Data:
....
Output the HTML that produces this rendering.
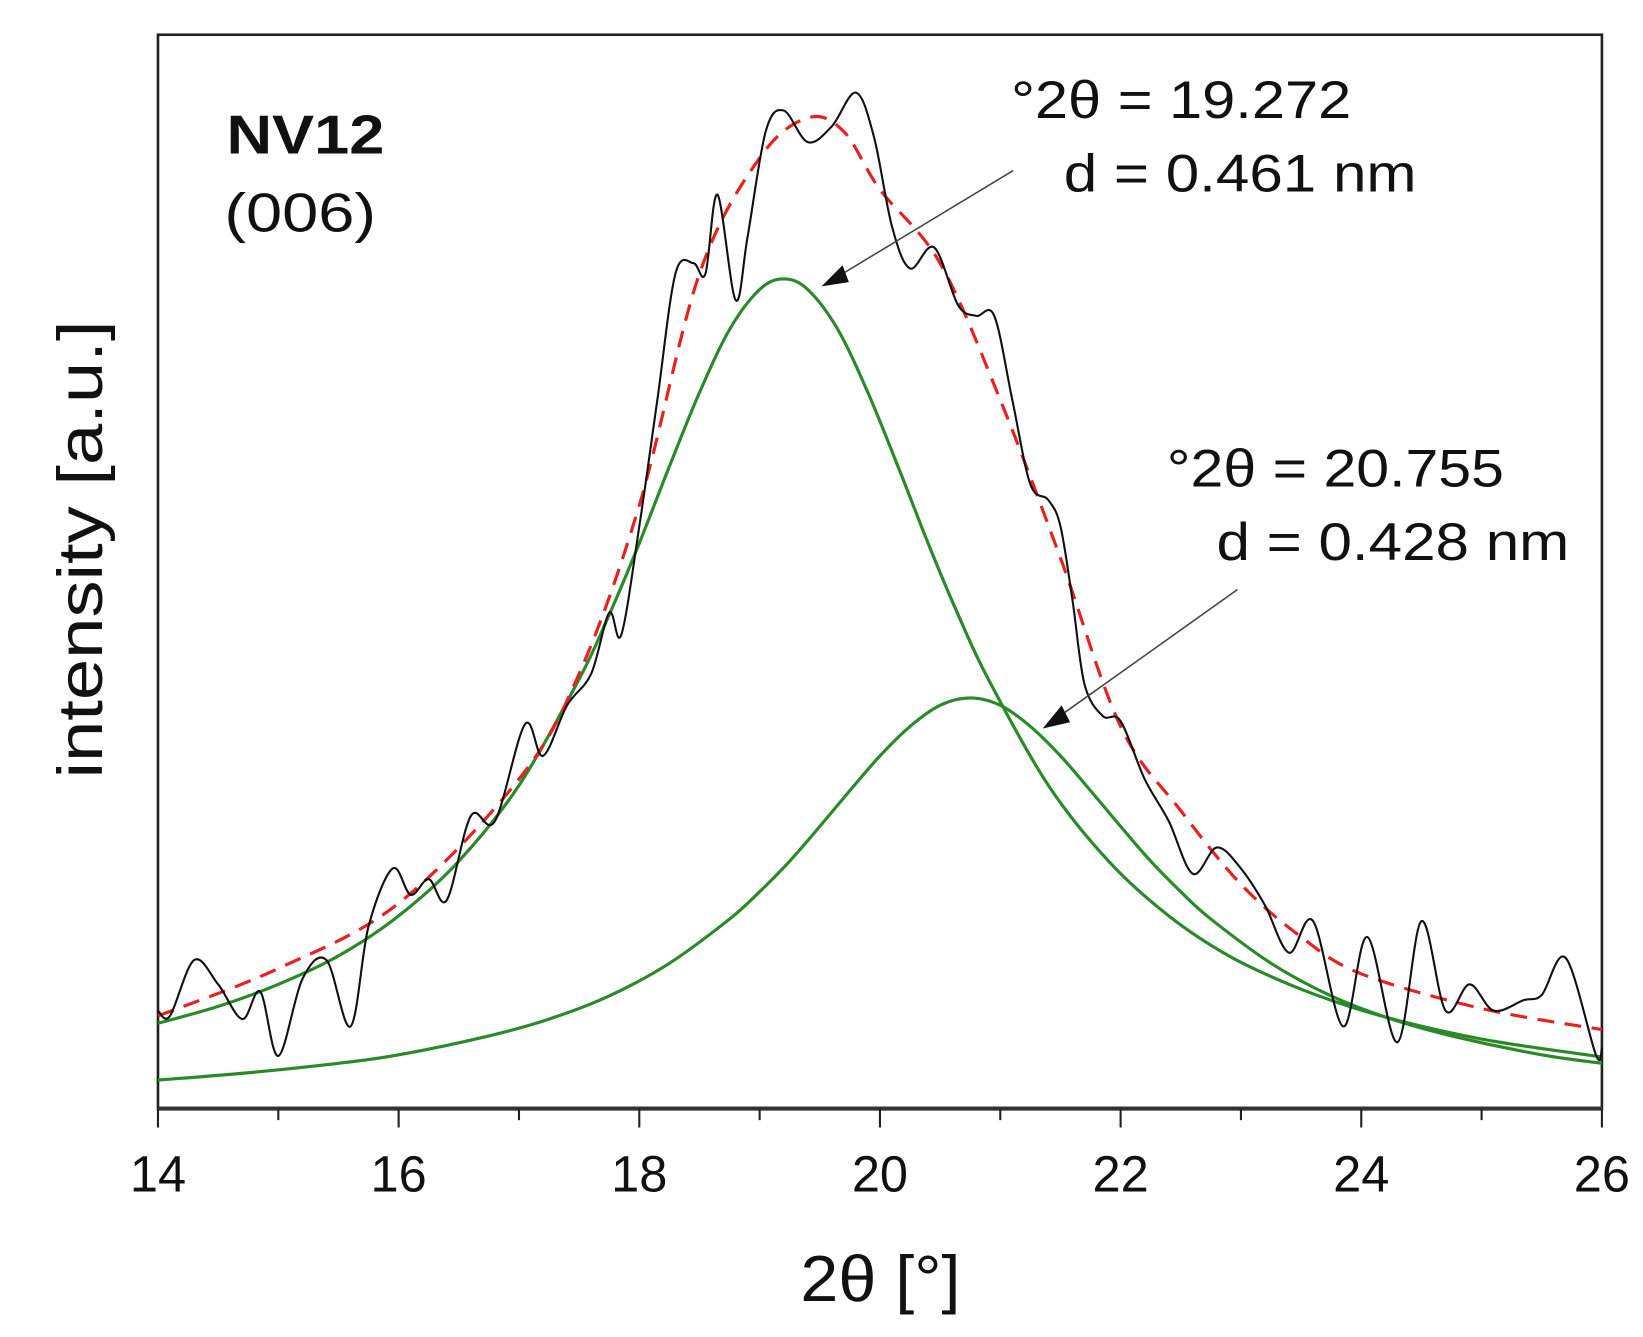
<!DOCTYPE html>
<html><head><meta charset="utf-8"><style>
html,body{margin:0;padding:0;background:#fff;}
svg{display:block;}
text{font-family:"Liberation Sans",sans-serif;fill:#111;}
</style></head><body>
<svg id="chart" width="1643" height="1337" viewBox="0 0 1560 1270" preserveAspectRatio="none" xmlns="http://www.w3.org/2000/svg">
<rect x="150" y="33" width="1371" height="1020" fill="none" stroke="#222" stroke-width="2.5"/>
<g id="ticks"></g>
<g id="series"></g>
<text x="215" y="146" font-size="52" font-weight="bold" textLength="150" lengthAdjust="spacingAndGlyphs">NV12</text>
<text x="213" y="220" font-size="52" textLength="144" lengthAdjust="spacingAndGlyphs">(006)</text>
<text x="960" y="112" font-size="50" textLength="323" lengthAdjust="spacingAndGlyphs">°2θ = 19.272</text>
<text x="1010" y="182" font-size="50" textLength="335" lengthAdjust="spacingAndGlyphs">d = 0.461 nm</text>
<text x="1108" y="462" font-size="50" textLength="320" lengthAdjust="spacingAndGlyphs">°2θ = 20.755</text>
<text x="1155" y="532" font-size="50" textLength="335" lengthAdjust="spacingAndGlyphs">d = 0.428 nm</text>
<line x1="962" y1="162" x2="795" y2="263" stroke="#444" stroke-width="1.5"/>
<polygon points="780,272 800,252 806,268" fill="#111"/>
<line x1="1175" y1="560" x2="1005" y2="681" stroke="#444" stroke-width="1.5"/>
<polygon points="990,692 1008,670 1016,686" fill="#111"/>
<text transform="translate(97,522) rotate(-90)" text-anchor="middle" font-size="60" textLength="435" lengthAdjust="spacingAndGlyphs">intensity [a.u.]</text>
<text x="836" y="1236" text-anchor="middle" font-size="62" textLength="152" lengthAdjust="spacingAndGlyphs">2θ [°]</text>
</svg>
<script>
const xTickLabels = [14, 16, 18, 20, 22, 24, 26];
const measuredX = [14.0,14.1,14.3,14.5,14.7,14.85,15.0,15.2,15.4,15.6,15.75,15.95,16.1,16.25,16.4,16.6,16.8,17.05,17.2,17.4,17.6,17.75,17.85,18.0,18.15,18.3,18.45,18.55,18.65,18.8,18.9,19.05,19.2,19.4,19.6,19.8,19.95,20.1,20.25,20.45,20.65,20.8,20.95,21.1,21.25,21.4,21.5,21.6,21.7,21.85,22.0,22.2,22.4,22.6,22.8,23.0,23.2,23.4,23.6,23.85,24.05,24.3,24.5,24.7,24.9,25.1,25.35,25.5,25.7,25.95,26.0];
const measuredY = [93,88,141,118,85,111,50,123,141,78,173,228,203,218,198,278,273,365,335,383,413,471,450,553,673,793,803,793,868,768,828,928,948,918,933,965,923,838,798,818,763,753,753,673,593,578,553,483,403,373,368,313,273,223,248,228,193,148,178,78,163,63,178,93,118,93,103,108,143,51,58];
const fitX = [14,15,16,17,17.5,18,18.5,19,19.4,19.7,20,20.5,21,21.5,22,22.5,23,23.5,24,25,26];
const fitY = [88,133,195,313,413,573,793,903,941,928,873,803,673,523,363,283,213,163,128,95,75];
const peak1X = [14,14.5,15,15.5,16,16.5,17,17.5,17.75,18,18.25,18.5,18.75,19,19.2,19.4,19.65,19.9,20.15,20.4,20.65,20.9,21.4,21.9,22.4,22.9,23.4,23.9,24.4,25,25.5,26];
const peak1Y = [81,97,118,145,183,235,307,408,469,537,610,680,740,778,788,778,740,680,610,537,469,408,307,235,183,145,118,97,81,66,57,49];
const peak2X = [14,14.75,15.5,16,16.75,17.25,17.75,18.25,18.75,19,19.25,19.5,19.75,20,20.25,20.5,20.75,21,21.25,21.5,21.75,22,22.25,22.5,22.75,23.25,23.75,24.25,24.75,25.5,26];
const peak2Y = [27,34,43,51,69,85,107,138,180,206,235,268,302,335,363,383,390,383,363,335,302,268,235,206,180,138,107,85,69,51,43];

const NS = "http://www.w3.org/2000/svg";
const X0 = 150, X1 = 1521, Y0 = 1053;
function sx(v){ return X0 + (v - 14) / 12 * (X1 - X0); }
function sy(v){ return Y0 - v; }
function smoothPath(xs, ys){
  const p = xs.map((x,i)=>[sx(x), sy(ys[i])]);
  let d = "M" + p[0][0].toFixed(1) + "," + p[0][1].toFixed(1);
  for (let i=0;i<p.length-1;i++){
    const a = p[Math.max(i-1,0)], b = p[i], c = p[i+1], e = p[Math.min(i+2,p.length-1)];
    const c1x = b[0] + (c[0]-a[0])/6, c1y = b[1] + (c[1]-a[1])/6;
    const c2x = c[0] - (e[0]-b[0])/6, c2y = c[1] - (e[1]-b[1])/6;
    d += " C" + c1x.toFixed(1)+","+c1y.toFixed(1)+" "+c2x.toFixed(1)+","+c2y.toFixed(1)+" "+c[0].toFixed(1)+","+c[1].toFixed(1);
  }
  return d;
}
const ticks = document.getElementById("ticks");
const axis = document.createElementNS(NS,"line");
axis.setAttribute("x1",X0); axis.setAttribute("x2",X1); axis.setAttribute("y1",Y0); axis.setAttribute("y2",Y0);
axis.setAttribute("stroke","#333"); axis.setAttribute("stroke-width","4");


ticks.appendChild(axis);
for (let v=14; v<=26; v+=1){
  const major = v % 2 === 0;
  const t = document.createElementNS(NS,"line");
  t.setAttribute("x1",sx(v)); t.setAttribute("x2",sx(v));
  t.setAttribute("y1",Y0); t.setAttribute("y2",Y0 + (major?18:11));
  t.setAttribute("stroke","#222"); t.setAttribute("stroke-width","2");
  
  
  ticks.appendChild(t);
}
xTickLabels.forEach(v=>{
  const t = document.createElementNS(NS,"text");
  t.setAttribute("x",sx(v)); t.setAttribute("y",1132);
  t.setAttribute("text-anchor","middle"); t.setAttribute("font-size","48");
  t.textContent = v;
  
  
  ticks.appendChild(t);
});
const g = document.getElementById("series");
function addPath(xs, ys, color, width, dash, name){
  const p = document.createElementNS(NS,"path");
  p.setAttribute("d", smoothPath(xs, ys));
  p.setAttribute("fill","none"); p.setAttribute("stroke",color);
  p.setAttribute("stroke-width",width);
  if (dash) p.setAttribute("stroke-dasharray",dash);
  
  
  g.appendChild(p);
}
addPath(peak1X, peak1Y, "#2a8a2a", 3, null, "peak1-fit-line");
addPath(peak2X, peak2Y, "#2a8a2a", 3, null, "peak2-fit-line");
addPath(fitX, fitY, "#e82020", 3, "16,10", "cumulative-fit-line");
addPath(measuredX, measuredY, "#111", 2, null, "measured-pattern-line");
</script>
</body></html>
....
What you should do:
Make an exact copy of the data above, pictures excluded.

Written response:
Output the HTML that produces this rendering.
<!DOCTYPE html>
<html><head><meta charset="utf-8"><style>
html,body{margin:0;padding:0;background:#fff;}
svg{display:block;}
text{font-family:"Liberation Sans",sans-serif;fill:#111;}
</style></head><body>
<svg id="chart" width="1643" height="1337" viewBox="0 0 1560 1270" preserveAspectRatio="none" xmlns="http://www.w3.org/2000/svg">
<rect x="150" y="33" width="1371" height="1020" fill="none" stroke="#222" stroke-width="2.5"/>
<g id="ticks"></g>
<g id="series"></g>
<text x="215" y="146" font-size="52" font-weight="bold" textLength="150" lengthAdjust="spacingAndGlyphs">NV12</text>
<text x="213" y="220" font-size="52" textLength="144" lengthAdjust="spacingAndGlyphs">(006)</text>
<text x="960" y="112" font-size="50" textLength="323" lengthAdjust="spacingAndGlyphs">°2θ = 19.272</text>
<text x="1010" y="182" font-size="50" textLength="335" lengthAdjust="spacingAndGlyphs">d = 0.461 nm</text>
<text x="1108" y="462" font-size="50" textLength="320" lengthAdjust="spacingAndGlyphs">°2θ = 20.755</text>
<text x="1155" y="532" font-size="50" textLength="335" lengthAdjust="spacingAndGlyphs">d = 0.428 nm</text>
<line x1="962" y1="162" x2="795" y2="263" stroke="#444" stroke-width="1.5"/>
<polygon points="780,272 800,252 806,268" fill="#111"/>
<line x1="1175" y1="560" x2="1005" y2="681" stroke="#444" stroke-width="1.5"/>
<polygon points="990,692 1008,670 1016,686" fill="#111"/>
<text transform="translate(97,522) rotate(-90)" text-anchor="middle" font-size="60" textLength="435" lengthAdjust="spacingAndGlyphs">intensity [a.u.]</text>
<text x="836" y="1236" text-anchor="middle" font-size="62" textLength="152" lengthAdjust="spacingAndGlyphs">2θ [°]</text>
</svg>
<script>
const xTickLabels = [14, 16, 18, 20, 22, 24, 26];
const measuredX = [14.0,14.1,14.3,14.5,14.7,14.85,15.0,15.2,15.4,15.6,15.75,15.95,16.1,16.25,16.4,16.6,16.8,17.05,17.2,17.4,17.6,17.75,17.85,18.0,18.15,18.3,18.45,18.55,18.65,18.8,18.9,19.05,19.2,19.4,19.6,19.8,19.95,20.1,20.25,20.45,20.65,20.8,20.95,21.1,21.25,21.4,21.5,21.6,21.7,21.85,22.0,22.2,22.4,22.6,22.8,23.0,23.2,23.4,23.6,23.85,24.05,24.3,24.5,24.7,24.9,25.1,25.35,25.5,25.7,25.95,26.0];
const measuredY = [93,88,141,118,85,111,50,123,141,78,173,228,203,218,198,278,273,365,335,383,413,471,450,553,673,793,803,793,868,768,828,928,948,918,933,965,923,838,798,818,763,753,753,673,593,578,553,483,403,373,368,313,273,223,248,228,193,148,178,78,163,63,178,93,118,93,103,108,143,51,58];
const fitX = [14,15,16,17,17.5,18,18.5,19,19.4,19.7,20,20.5,21,21.5,22,22.5,23,23.5,24,25,26];
const fitY = [88,133,195,313,413,573,793,903,941,928,873,803,673,523,363,283,213,163,128,95,75];
const peak1X = [14,14.5,15,15.5,16,16.5,17,17.5,17.75,18,18.25,18.5,18.75,19,19.2,19.4,19.65,19.9,20.15,20.4,20.65,20.9,21.4,21.9,22.4,22.9,23.4,23.9,24.4,25,25.5,26];
const peak1Y = [81,97,118,145,183,235,307,408,469,537,610,680,740,778,788,778,740,680,610,537,469,408,307,235,183,145,118,97,81,66,57,49];
const peak2X = [14,14.75,15.5,16,16.75,17.25,17.75,18.25,18.75,19,19.25,19.5,19.75,20,20.25,20.5,20.75,21,21.25,21.5,21.75,22,22.25,22.5,22.75,23.25,23.75,24.25,24.75,25.5,26];
const peak2Y = [27,34,43,51,69,85,107,138,180,206,235,268,302,335,363,383,390,383,363,335,302,268,235,206,180,138,107,85,69,51,43];

const NS = "http://www.w3.org/2000/svg";
const X0 = 150, X1 = 1521, Y0 = 1053;
function sx(v){ return X0 + (v - 14) / 12 * (X1 - X0); }
function sy(v){ return Y0 - v; }
function smoothPath(xs, ys){
  const p = xs.map((x,i)=>[sx(x), sy(ys[i])]);
  let d = "M" + p[0][0].toFixed(1) + "," + p[0][1].toFixed(1);
  for (let i=0;i<p.length-1;i++){
    const a = p[Math.max(i-1,0)], b = p[i], c = p[i+1], e = p[Math.min(i+2,p.length-1)];
    const c1x = b[0] + (c[0]-a[0])/6, c1y = b[1] + (c[1]-a[1])/6;
    const c2x = c[0] - (e[0]-b[0])/6, c2y = c[1] - (e[1]-b[1])/6;
    d += " C" + c1x.toFixed(1)+","+c1y.toFixed(1)+" "+c2x.toFixed(1)+","+c2y.toFixed(1)+" "+c[0].toFixed(1)+","+c[1].toFixed(1);
  }
  return d;
}
const ticks = document.getElementById("ticks");
const axis = document.createElementNS(NS,"line");
axis.setAttribute("x1",X0); axis.setAttribute("x2",X1); axis.setAttribute("y1",Y0); axis.setAttribute("y2",Y0);
axis.setAttribute("stroke","#333"); axis.setAttribute("stroke-width","4");


ticks.appendChild(axis);
for (let v=14; v<=26; v+=1){
  const major = v % 2 === 0;
  const t = document.createElementNS(NS,"line");
  t.setAttribute("x1",sx(v)); t.setAttribute("x2",sx(v));
  t.setAttribute("y1",Y0); t.setAttribute("y2",Y0 + (major?18:11));
  t.setAttribute("stroke","#222"); t.setAttribute("stroke-width","2");
  
  
  ticks.appendChild(t);
}
xTickLabels.forEach(v=>{
  const t = document.createElementNS(NS,"text");
  t.setAttribute("x",sx(v)); t.setAttribute("y",1132);
  t.setAttribute("text-anchor","middle"); t.setAttribute("font-size","48");
  t.textContent = v;
  
  
  ticks.appendChild(t);
});
const g = document.getElementById("series");
function addPath(xs, ys, color, width, dash, name){
  const p = document.createElementNS(NS,"path");
  p.setAttribute("d", smoothPath(xs, ys));
  p.setAttribute("fill","none"); p.setAttribute("stroke",color);
  p.setAttribute("stroke-width",width);
  if (dash) p.setAttribute("stroke-dasharray",dash);
  
  
  g.appendChild(p);
}
addPath(peak1X, peak1Y, "#2a8a2a", 3, null, "peak1-fit-line");
addPath(peak2X, peak2Y, "#2a8a2a", 3, null, "peak2-fit-line");
addPath(fitX, fitY, "#e82020", 3, "16,10", "cumulative-fit-line");
addPath(measuredX, measuredY, "#111", 2, null, "measured-pattern-line");
</script>
</body></html>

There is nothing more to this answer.